NHL predictions and rankings - December 31, 2019
The outcome of a hockey game, or any other team sport, depends on the relative strengths of the two teams and random events (luck). Observed outcomes inform about teams’ strengths which can be summarized in a statistical model.
I estimated a model of the NHL 2019-20 season with the objective of predicting standings at the end of season and the winner of the Stanley Cup, and rank teams by strength (power ranking). I give technical details at the bottom of this post.
Predictions for the 2019-20 season
The table below shows the latest predictions. Let’s take the Washington Capitals as an example to understand how to read the table. At the end of the season, the expected points for the Capitals is 110.3, giving them a 27.5% probability of winning their conference, a 10.5% probability of winning the President’s trophy (team with the most points) and a 99.7% probability of making the playoffs. The Capitals will make it to the quarter finals with a 60.7% probability, make it to the semi-finals with a 26.6% probability, to the finals with a 8.1% probability and winning the Stanley Cup with a 2.7% probability.
Table 1: Predictions for end of season standings in the NHL
Power ranking
The power ranking is based on simulated seasons where a team plays every other teams, including itself, at home and away. In the table below, the Blues are the top team with 114.42 points in a balance season, in which they would score on average 3.40 goals per game and allow on average 2.29 goals per game.
Table 2: Power ranking of NHL teams
Technical details
Below are a few details about the methods I use for the predictions and the power ranking for those interested. I do not go into all the technicalities but I can discuss them with you if you wish.
Predictions for the 2019-20 season
The model assumes that a team’s strength can be summarized by six parameters: 1) offensive rating at home; 2) defensive rating at home; 3) offensive rating away; 4) defensive rating away; 5) rating of a team in overtime at home and 6) rating of a team in overtime away. This means that the model contains 31*6=186 parameters. The model also assumes that recent games are more informative of teams’ strengths and as such more weights are given to recent games.
In practice, the final score of a game depends on how the game develops. That is, the number of goals scored by a team will affect the number of goals scored by the other team. My model does not consider this. The number of goals scored by the home team is independent of the number of goals scored by the away team. The model focuses on the final score and does not consider the order the goals are scored. Because the development of a game and its final score depends on the offensive and defensive abilities of the two teams, then my model will get the average scores right.
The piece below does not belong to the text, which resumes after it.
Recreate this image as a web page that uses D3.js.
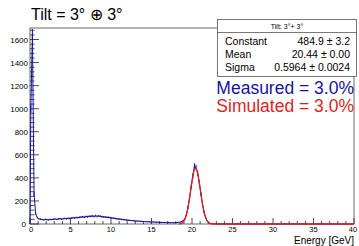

Once I have estimated the model with the most recent data, I use its outcome to predict the rest of the season, adding to it the points already accumulated. The model generates games’ scores. If the outcome of a game is a tie, then the model determines which team wins in overtime.
The outcome of any game is affected by the relative teams’ strength and stochasticity. To take this into account I simulate the rest of the season several times. I use the outcome of the simulations to calculate probabilities of each team making the playoffs, winning their conference, winning the President’s trophy and reaching the quarter finals, the semi finals, the finals and win the Stanley Cup.
Power ranking
The team who finishes at the top of standings is not necessarily the best team. Indeed, teams do not play the same schedule and some teams have a schedule that can be significantly easier than others. My model can help in ranking from best to worst.
I simulate the outcome of balanced seasons where a team play every other team and itself, at home and away. This makes a 62 games season from which I calculate the point accumulated by a team and then rescale it to 82 games. I make each team play a balanced season 1,500 times to calculate the expected number of points over 82 games.
I use the model also to rank teams by the strength of their offense and the strength of their defense. I then calculate the difference in goals (goals scored - goals allowed) and the ratio (goals scored / goals allowed) to better compare teams.